Basically, it appears you need an equal counteracting force to the forward driving force. Why is the use of an electric source unacceptable? What is the source of the forward motion creating force? What "unacceptable' method(s) have you envisioned, Please describe your problem in a bit more detail.

I'm trying to build a mechanistic pedalling machine for myself, but the ones I've built move forwards when I pedal due to slippage on carpet (it has 4 feet).

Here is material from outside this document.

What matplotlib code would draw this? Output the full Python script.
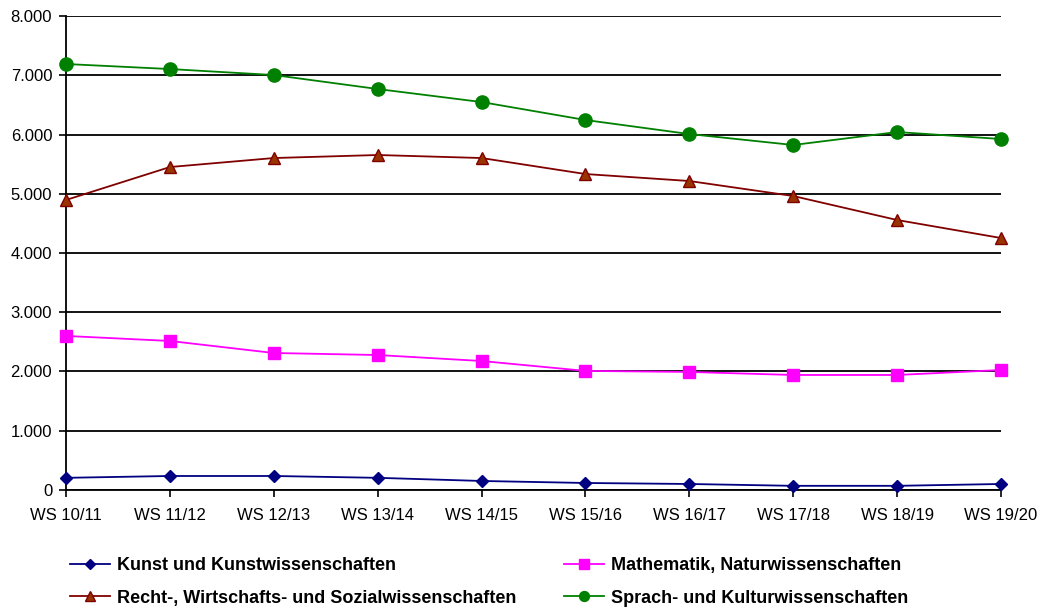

I am currently looking into ways to increase the frictional force between the carpet and some other material (feet of my machine that are of my selection), but I thought there may be a way to create an opposite and equal force to my pedalling action, hence the reason for trying to use a reverse flywheel.

I don't want it to have to be connected to a power outlet, but there is a possibility that I connect a small DC generator to the crankshaft through gearing if absolutely required, if it will allow the machine to not move forwards.

I've done research on the forces that are generated due to the pedalling forces through peer-reviewed papers on actual cyclists and they come to be in the range of 200-300 N when at a crank angle of approximately 110 degrees (0 degrees is TDC of the crankshaft).

 

[CWatters]

In free space you can't convert rotation to linear motion because that would breech conservation of momentum and amount to a reaction less rocket. I suspect you machine moves due to...

https://en.m.wikipedia.org/wiki/Stick-slip_phenomenon

Flywheels and gyroscopes don't produce thrust only torque.